Do not be fooled by the five stars at the top of this review. Love is not typical Christmas fare, offering a barrel of laughs and the chance to see big-name TV stars making fools of themselves in the flesh.

Instead, in this co-production in the Dorfman between Birmingham Repertory Theatre and the National Theatre, Alexander Zeldin has created the kind of drama that could literally create political havoc and change lives.

His 90-minute production takes place in the communal area of a council-run hostel for the homeless in the run-up to Christmas. However, rather than the drunks, junkies and down-and-outs that one typically pictures in such properties, the inhabitants on show are a broad cross-section of today's underclass.

Literally living at the centre is a family of almost five, given that Janet Etuk's Emma is due to give birth in three weeks' time. This gives hope to her partner, Luke Clarke as Dean, a perfectly respectable but unemployed man who feels sure that pregnancy will guarantee of immediate rehousing.

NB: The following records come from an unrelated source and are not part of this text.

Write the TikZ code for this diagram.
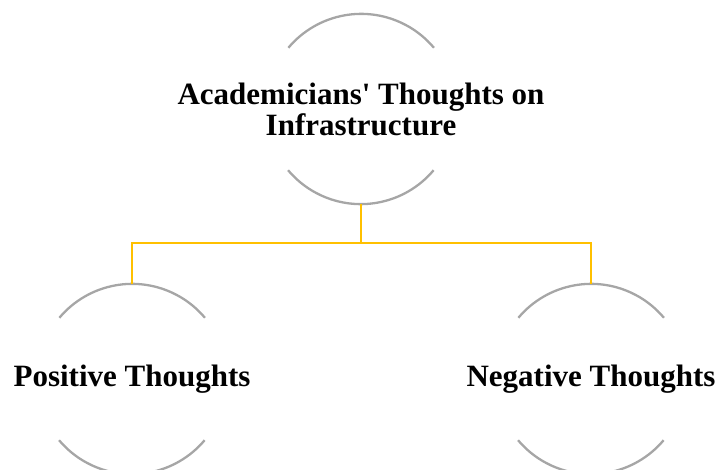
\documentclass[tikz,border=0pt]{standalone}
\usepackage{fontspec}
\setmainfont{Liberation Serif}
\usetikzlibrary{positioning}
\definecolor{arcgray}{HTML}{A6A6A6}
\definecolor{linkgold}{HTML}{FFC000}
\tikzset{
  ring/.style={circle, minimum size=190pt, inner sep=0pt},
  caption/.style={align=center, inner sep=0pt,
    font=\bfseries\fontsize{31}{31}\selectfont},
  rim/.style={arcgray, line width=2.3pt},
  link/.style={linkgold, line width=2.3pt}
}
\begin{document}
\begin{tikzpicture}[x=1pt,y=-1pt]
  \useasboundingbox (0,0) rectangle (721,470);
  \node[ring] (main) at (361,109) {};
  \node[ring] (pos) at (132,379) {};
  \node[ring] (neg) at (591,379) {};
  \node[caption] (maintext) at (main.center) {Academicians\textquotesingle{} Thoughts on\\Infrastructure};
  \node[caption] (postext) at (pos.center) {Positive Thoughts};
  \node[caption] (negtext) at (neg.center) {Negative Thoughts};
  % arcs round each topic
  \foreach \n in {main,pos,neg} {
    \draw[rim] (\n.40) arc[start angle=40, end angle=140, radius=95pt];
    \draw[rim] (\n.220) arc[start angle=220, end angle=320, radius=95pt];
  }
  % links
  \coordinate (fork) at (361,243);
  \draw[link] (main.south) -- (fork) -| (pos.north);
  \draw[link] (fork) -| (neg.north);
\end{tikzpicture}
\end{document}
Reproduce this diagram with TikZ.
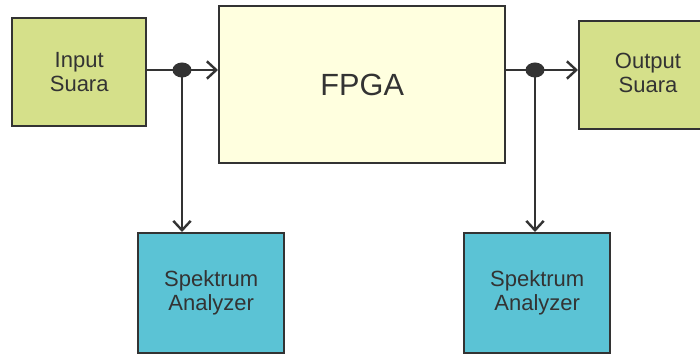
\documentclass[tikz,border=0pt]{standalone}
\usepackage{fontspec}
\setmainfont{Liberation Sans}
\usetikzlibrary{arrows.meta,calc}
\definecolor{boxgreen}{HTML}{D5E08A}
\definecolor{fpgafill}{HTML}{FFFFDF}
\definecolor{boxcyan}{HTML}{5BC3D5}
\definecolor{ink}{HTML}{333333}
\tikzset{
  blk/.style={draw=ink, line width=1.8pt, anchor=north west, inner sep=0pt,
    align=center, text=ink, font=\fontsize{16.5pt}{18pt}\selectfont},
  greenbox/.style={blk, fill=boxgreen, minimum width=134*0.75pt, minimum height=108*0.75pt},
  cyanbox/.style={blk, fill=boxcyan, minimum width=146*0.75pt, minimum height=120*0.75pt},
  conn/.style={draw=ink, line width=1.8pt},
  arr/.style={conn, -{Straight Barb[length=7pt,width=13pt,line width=1.8pt]}},
  dotstyle/.style={fill=ink, draw=none}
}
\begin{document}
\begin{tikzpicture}[x=0.75pt,y=-0.75pt]
\useasboundingbox (0,0) rectangle (700,356);
\clip (0,0) rectangle (700,356);
\fill[white] (0,0) rectangle (700,356);
\node[greenbox] (inp) at (11,17) {Input\\Suara};
\node[blk, fill=fpgafill, minimum width=286*0.75pt, minimum height=157*0.75pt,
  font=\fontsize{23pt}{26pt}\selectfont] (fpga) at (218,5) {FPGA};
\node[greenbox, minimum width=145*0.75pt] (out) at (578,20) {};
\node[text=ink, font=\fontsize{16.5pt}{18pt}\selectfont, align=center] (outtxt) at (648,73) {Output\\Suara};
\node[cyanbox] (sa1) at (137,232) {Spektrum\\Analyzer};
\node[cyanbox] (sa2) at (463,232) {Spektrum\\Analyzer};
\coordinate (j1) at (182,70);
\coordinate (j2) at (535,70);
\draw[conn] (inp.east |- j1) -- (j1);
\draw[arr] (j1) -- (fpga.west |- j1);
\draw[arr] (j1) -- (sa1.north -| j1);
\draw[conn] (fpga.east |- j2) -- (j2);
\draw[arr] (j2) -- (out.west |- j2);
\draw[arr] (j2) -- (sa2.north -| j2);
\fill[dotstyle] (j1) ellipse [x radius=9.5, y radius=7.5];
\fill[dotstyle] (j2) ellipse [x radius=9.5, y radius=7.5];
\end{tikzpicture}
\end{document}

In the meantime, the couple plus troubled Jason and angelic Paige, respectively Yonatan Pelé Roodner and Emily Beacock at the performance under review, are obliged to make do in the most straightened of circumstances. It will be hard for most viewers to imagine what their lives would be like if a trip to McDonald's were unaffordable and nutrition literally comes courtesy of a food bank.

Next door neighbour Colin, played by Nick Holder, is a Brummie who seems happy enough until stressed, at which point he practically collapses.

It doesn't help to have an elderly mother Barbara, who is losing control of all of her faculties, causing deep embarrassment and anger when her incontinence loses patience in the living area.

What makes this piece so difficult to comprehend in this day and age is the treatment meted out to these unfortunates by a variety of officious civil servants.

Emma knows her rights and these include an obligation for the council to move all residents out of accommodation of this type within six weeks. Colin understands reality, having spent the last 12 months cooped up in a tiny room with Mum.

To add colour but little character, the other two residents on show are respectively a Sudanese mother hoping to be reunited with her children before too long and a limping Syrian, whose backstory might well have provided even more drama to an evening already brimming over with it.

In the role of Barbara, Anna Calder-Marshall gives an astonishing performance that towers over even the efforts of a generally superb cast under the direction of the playwright. By the end of the performance, viewers will be rooting for dear old Barbara, as they hold back tears prior to what must be an inevitable standing ovation every night.

If ever a play was written to change society, Love is the one. It certainly doesn't make for easy or pleasant viewing, but no visitor could fail to be impressed by the quality of the writing, the sense that it is closely based on real-life experience and the efforts put in by the whole cast to ensure that audience members have an unforgettable, if gruelling, evening.

Love at the National Theatre until 10 January, 2017.